Deciphering early warning for cancer progression from single-cell transcriptomics and lineage-tracing
The raw sequencing reads data can be downloaded from ENA with an accession number PRJNA803321. The processed data can be downloaded from KPTracer-Data. The processed data for this study can be downloaded from zenodo.
First, Cellranger be used to process the raw data to get the count data, and then one can utilize Samtools, Velocyto to quantify spliced counts and unspliced counts for each gene. Then, RNA velocity could be estimated by various toolkits following the protocol under the default parameters, for example, Velocyto, Scvelo, Dynamo, etc.
One can reconstruct the cell state vector field from RNA velocity with dyn.vf.VectorField by using Dynamo. Then, the differential geometry (divergence, curl, acceleration, curvature, jacobian, etc) could be analyzed based on the reconstructed vector field. One can also learn an analytical function of vector field from sparse single-cell samples on the entire space robustly by vector_field_function function in Dynamo.

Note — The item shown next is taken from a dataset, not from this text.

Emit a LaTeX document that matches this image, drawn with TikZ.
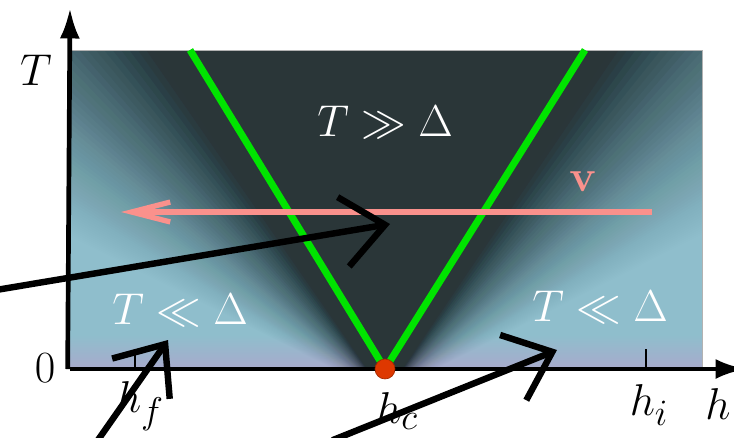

One could simulate stochastic dynamics by solving the Langevin equation based on the analytical function to get the steady-state probability distribution and quantify the non-equilibrium landscape and flux.
For example, one can run landscape_multi.py in ./landscape-flux/singlecell to generate the steady-state probability distribution of the dynamics of cancer progression. The step can output grid data (Xgrid.csv, Ygrid.csv), probability distribution data (p_tra.csv), and stochastic force distribution data (mean_Fx.csv, mean_Fy.csv). Then, plot_landscape_path.m in ./landscape-flux can be run to plot the landscape and least action path.
One can quantify the action along the optimal path in the Hamiltonian-Jacobian form, and then select the position at the last global maximum of action value along the least action path as the transition state (nucleation locations), this transition state deviates from the expected landscape saddle on the gradient path. Then, the gene expression trajectory along the optimal path will be used to screen the pioneer genes (nucleation seeds) that quickly reach the target state.
Conflicting interactions within the GRN increase frustration as the system approaches critical transitions. The GRN frustration score be calculated by referring to Wang's paper.
The cell complexity index (CCI) and gene complexity index (GCI) be quantified by referring to SCTC.
One can reproduce the results by running .ipynb files in ./notebook, please note that the name of the notebook file may be inconsistent with the officially published article. Of course, users can also load user-defined data for analysis following the tutorials.